NEW YORK (GenomeWeb News) – The Yale School of Medicine has landed a $5.2 million foundation grant to conduct a large genomics study that will investigate genes involved in dyslexia.
The long-term goal of the research, which is supported by a grant from the Manton Foundation, will be to develop a gene-based diagnostic test for dyslexia that could help catch the disease earlier in life and enable children to gain the benefits of accessing specialized reading treatments sooner.
The research will be led by Jeffrey Gruen, an associate professor at the Department of Pediatrics, Genetics, and Investigative Medicine at Yale, who has discovered the DCDC2 gene, which appears to be involved in dyslexia.
The study will compare the complete genomes of 1,000 dyslexic children with those of 1,000 fluent readers to gather "a fine-grained view of genes that are known to play a role in leading disabilities, and possibly to identify new genes that confer a risk of developing dyslexia," the university said.

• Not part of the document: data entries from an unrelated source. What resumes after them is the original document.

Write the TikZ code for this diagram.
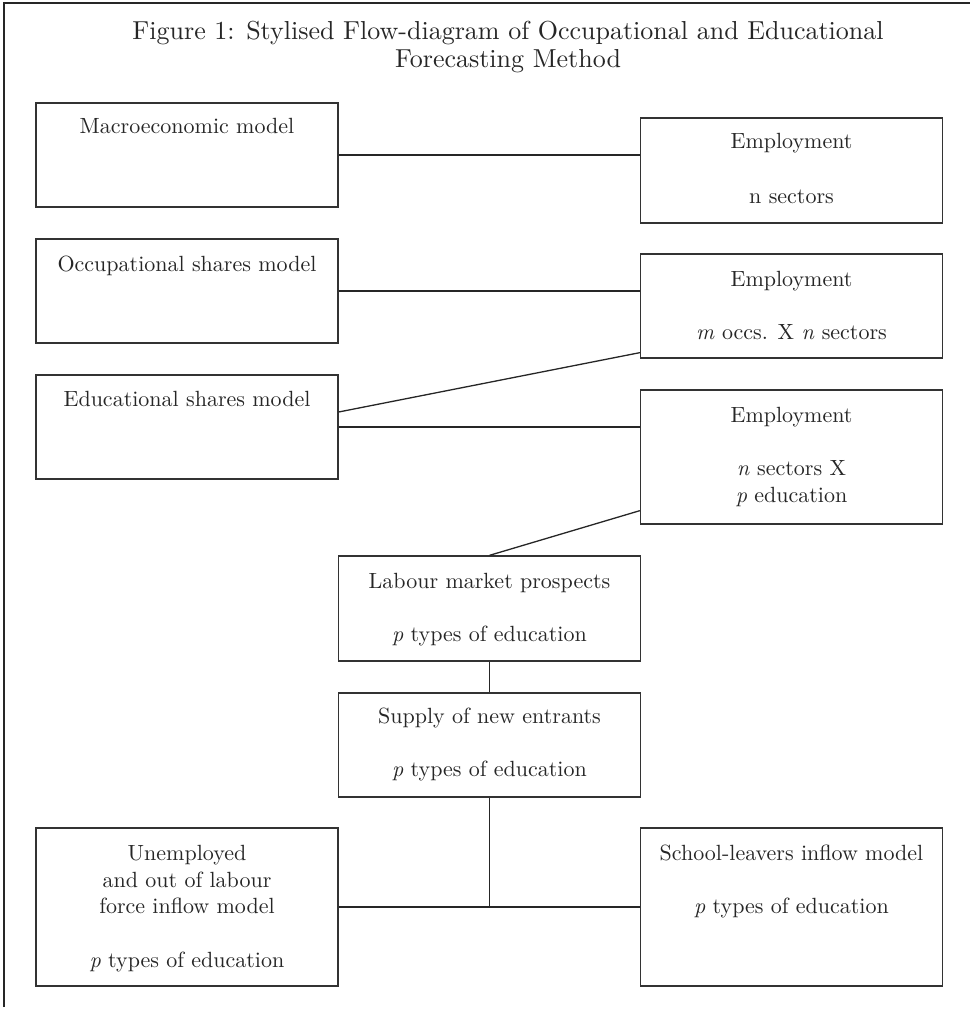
\documentclass[tikz,border=0pt]{standalone}
\usepackage{fontspec}
% the 10pt design of Latin Modern, scaled up, keeps a sturdier stroke
\setmainfont{lmroman10-regular.otf}[ItalicFont=lmroman10-italic.otf]
\usetikzlibrary{calc}
\begin{document}
\begin{tikzpicture}[x=1pt,y=-1pt,
  box/.style={draw=black!80, line width=1.3pt, inner sep=0pt, minimum width=302pt},
  link/.style={draw=black!85, line width=1.3pt},
  txt/.style={inner sep=0pt, anchor=base, text=black!85, font=\fontsize{22}{28}\selectfont},
  ttl/.style={inner sep=0pt, anchor=base, text=black!85, font=\fontsize{26}{30}\selectfont},
]
\useasboundingbox (0,0) rectangle (970,1014);

% page frame (top and left rules)
\draw[link] (4,1007) -- (4,3) -- (970,3);

% title
\node[ttl] (t1) at (508,40) {Figure 1: Stylised Flow-diagram of Occupational and Educational};
\node[ttl] (t2) at (508,68) {Forecasting Method};

% boxes
\node[box, minimum height=104pt] (macro)  at (187,155) {};
\node[box, minimum height=104pt] (occ)    at (187,291) {};
\node[box, minimum height=104pt] (edu)    at (187,427) {};
\node[box, minimum height=105pt] (emp1)   at (791.5,170.5) {};
\node[box, minimum height=104pt] (emp2)   at (791.5,306) {};
\node[box, minimum height=134pt] (emp3)   at (791.5,457) {};
\node[box, minimum height=105pt] (labour) at (489.5,608.5) {};
\node[box, minimum height=104pt] (supply) at (489.5,745) {};
\node[box, minimum height=158pt] (unemp)  at (187,907) {};
\node[box, minimum height=158pt] (school) at (791.5,907) {};

% box texts
\node[txt] at (187,134) {Macroeconomic model};
\node[txt] at (187,271) {Occupational shares model};
\node[txt] at (187,406) {Educational shares model};

\node[txt] at (791.5,149) {Employment};
\node[txt] at (791.5,203) {n sectors};
\node[txt] at (791.5,286) {Employment};
\node[txt] at (791.5,339) {\textit{m} occs. X \textit{n} sectors};
\node[txt] at (791.5,422) {Employment};
\node[txt] at (791.5,475) {\textit{n} sectors X};
\node[txt] at (791.5,502) {\textit{p} education};

\node[txt] at (489.5,588) {Labour market prospects};
\node[txt] at (489.5,641) {\textit{p} types of education};
\node[txt] at (489.5,723) {Supply of new entrants};
\node[txt] at (489.5,776) {\textit{p} types of education};

\node[txt] at (187,860) {Unemployed};
\node[txt] at (187,887) {and out of labour};
\node[txt] at (187,913) {force inflow model};
\node[txt] at (187,967) {\textit{p} types of education};

\node[txt] at (791.5,860) {School-leavers inflow model};
\node[txt] at (791.5,913) {\textit{p} types of education};

% connectors
\draw[link] (macro.east) -- (macro.east -| emp1.west);
\draw[link] (occ.east) -- (occ.east -| emp2.west);
\draw[link] ([yshift=15pt]edu.east) -- ([yshift=6pt]emp2.south west);
\draw[link] (edu.east) -- (edu.east -| emp3.west);
\draw[link] ([yshift=14pt]emp3.south west) -- (labour.north);
\draw[link] (labour.south) -- (supply.north);
\draw[link] (supply.south) -- (supply.south |- unemp.east);
\draw[link] (unemp.east) -- (school.west);
\end{tikzpicture}
\end{document}
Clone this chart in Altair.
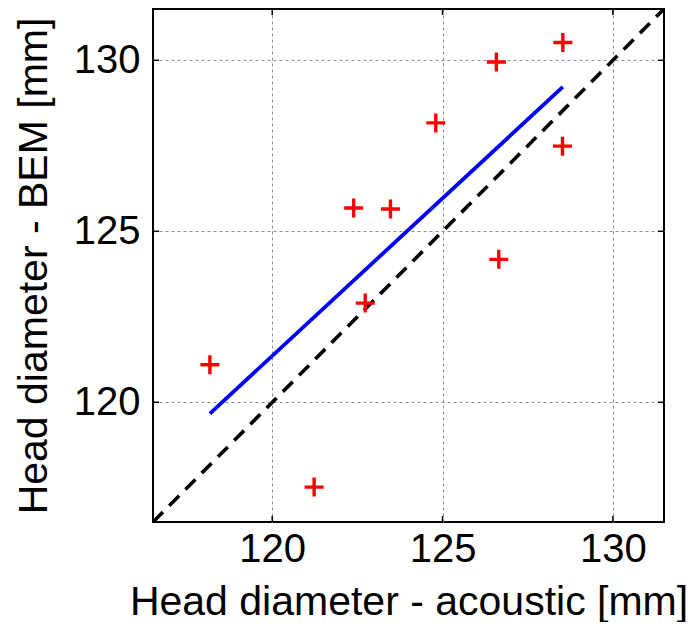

"Studies have shown that the number of loci — areas in chromosomes where there is an effect — is very limited," Gruen said in a statement. "So we're not talking about hypertension, cancer or schizophrenia where there may be 100 genes at work. We're talking about, maybe, 10. I think it's likely that these four genes, or even two of the four, will be found to have very large effects."
Gruen said that many dyslexic children could be greatly aided "by the creation of a simple, inexpensive dyslexia screening test that would apply to the general American population, including groups who have been excluded from dyslexia research up to now.
"We now have the knowledge and the capability to develop such a test," Gruen added, by studying the group of four genes most involved in language the he terms "the human lexinome."